I'm new to posting, its not something I've done before but I find myself in needing of some advice other than the usual things you get from family and friends who don't really understand how you are feeling.

My husband has decided he doesn't want to be here, hes said he thinks it is over but doesn't know what he wants. He has said he doesn't want a divorce but us being together isn't working. For months we have been arguing and bickering and a void has developed between us. He says I've changed since I was hit by a car 4 years ago just days after we were married and I don't disagree with this. I did, I became very self consious and didn't want him to touch me because I hated the way I look as I was left with quite a bit of scarring and also put on weight because I was unable to exercise. However he stopped talking to me and trying to help me around the begining of the year. I guess I pushed him away. However I now find out he has been texting a girl over 50 times a day for the last 5 month and recently been over at hers when he said he was with male friends. He had her number under a male friends and also said he was texting friends. I did some diging behind his back as he wouldn't fess up and found out it was a girl. He now says nothing physical has happened between them but I don't know what to believe. I guess I can't decided if this has been my fault.
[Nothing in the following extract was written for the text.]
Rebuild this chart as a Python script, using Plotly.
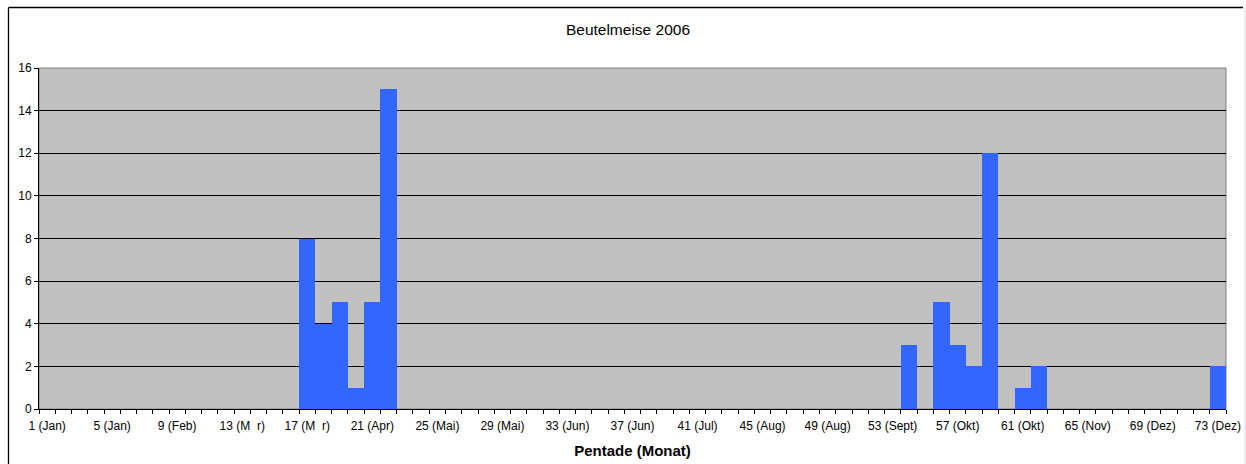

I am also trying to figure out where I go from here as was have a 5 year old boy, and I feel we need to stay friend on some level for him but I am so torn. I wan't him to go but I also want him here as I still Love him deeply. I also need him to help with childcare so I can contiue to work in order to support my son, which he says he will do. We can still talk and I am trying to stay strong, although I live in the hope he will come back to me, am I just living in a fantasy world? 

He says he just wants to be on his own right now. He won't say its permanent and I am not fully sure I understand where I stand. This has all happend in the last 2 weeks so its all still new and fresh. Any help or advice on which way I should go would be a godsend right now as I feel completly lost.


----------